The Winter's Tale — described as a tragicomedy of love, jealousy, forgiveness and redemption — will be directed by Guy Roberts, who will also appear as Leontes. The cast also includes Jessica Boone as Hermione, the British Ambassador to the Czech Republic Jan Thompson OBE as Paulina, Gregory Gudgeon as Camillo and Bill Roberts as Antigonus, along with many PSC regulars such as Vanessa Gendron, John Poston, Fanette Ronjat, Grant Podelco and Bob Boudreaux. Among the Czech actors joining in is Karel Heřmánek Jr., Štěpán Benoni and Lucie Špičková.

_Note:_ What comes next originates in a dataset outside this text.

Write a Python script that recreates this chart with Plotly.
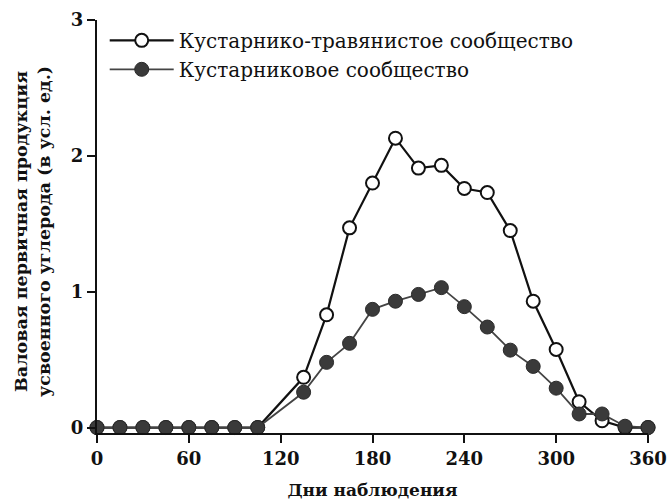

Choreography is by Dana Morávková.

“It is a privilege and honor to work in the Estates Theatre and share Shakespeare in the original language along with Martin Hilsky’s very funny and very poignant translation of Shakespeare’s famous play set 'on the coast of Bohemia.' The production will also reunited me working once again with my father which is always a special treat,” Guy Roberts said.

“As with most Shakespeare plays, the strength and soul lie with the female characters and the female presence, so we are heightening that by casting women in some traditionally male roles. The wonderful Lucie Špičkova plays Queen Polixenia — we are playing this role as a woman. This will allow us to take a different look at sexual jealousy and experience the story with a new and unique perspective. We felt confident to make this change based on the openness of the Shakespeare’s original text,” he said, adding that it opened up a lot of possibilities.

“Once you open the door to paranoia and suspicion, anything becomes possible. … Leontes has a truly psychotic breakdown and this casting choice, while untraditional, heightens that. We have also cast the terrifically talented Anežka Rusevová as the Shepard. While this is also a traditionally male role, by switching the gender we are likewise able to strengthen the female presence in the story and examine the subplot with the Clown and Autolycus in a new manner,” he added.

“I am also delighted to be reunited with some of my favorite Czech actors: Karel Heřmánek Jr., who plays the dashing and romantic Prince Florizel, Štěpán Benoni who charms his way into the ladies’ and the audience’s heart with his devilish Autolycus and the delightful ingénues sharing the role of the Princess Perdita – Vanda Chaloupková and Klára Jelínková. It is also such a great pleasure to be reunited with Nikol Kouklová and work for the first time with the talented Marie Kružíková, and all of our wonderful Czech actors,” Guy Roberts said, adding his thanks to the Kolowrat family for its support.

The Winter's Tale is considered one of Shakespeare's problem plays. It is sometimes classified as a comedy, while others place it with his late romances. Some critics claim the story is in part derived from that of Anne Boleyn, but had names and places changed. The main plot, though, certainly comes from Robert Greene's pastoral romance Pandosto, published in 1588. The original date of Shakespeare's plays is unknown, but it falls into his later efforts. Greene's version also gave a coast to Bohemia. Shakespeare changed some roles and moved some of the action around but still kept the basic geographical error.

Partners of the production are Kolowrat-Krakowsky family, the City of Prague, International School Prague, the British Embassy Prague and Barrandov Studio. Prague Shakespeare Company thanks JUDr. Dominika Kolowrat-Krakowska, Maximilian Kolowrat-Krakowsky and Francesca Kolowrat-Krakowska for their selfless and generous support.